If you want to talk about stark Christian truth, there it is. Carr was right in his assertion that the Church can and must be the avenue of grace for people. By our action, by being the channel through which God’s presence flows, we can address all kinds of brokenness, addiction being just one form. When Christianity comes to truly represent that desire to address all brokenness, we do become better as one body. The Church flourishes as the broken flourish.

David Carr spoke many truths. Those who embrace their faithful doubt, who never cease their examination of the mysteries of God often do. In that same interview with Gross, Carr described a prayer he kept in his pocket.

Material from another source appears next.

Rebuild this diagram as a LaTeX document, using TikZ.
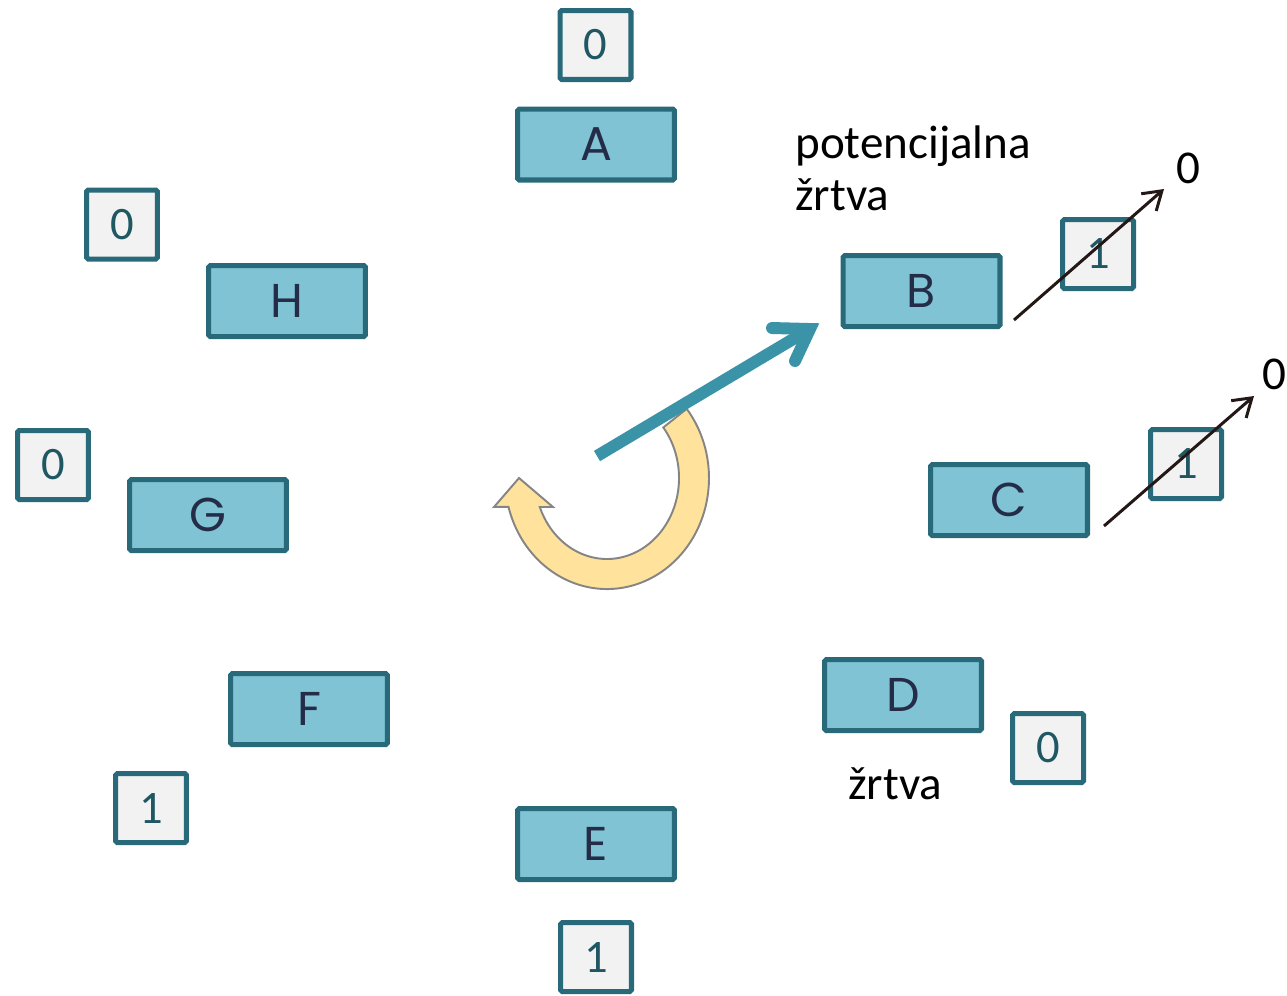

He then said, “I don’t really know who I’m talking about when I say those words, but it sort of feels good when I do.” God often dwells with us in our questioning, and I get the sense that Carr knew that as well as anyone.

His life, his faith, his doubt and his belief that the Christian community at large has a life-saving role in mission to those suffering with addiction were all beautiful things, even when they were unpolished and rough. Maybe especially then. I’ll miss it all, David. May you rest now in wondrous mystery, wrapped in the grace and peace of God.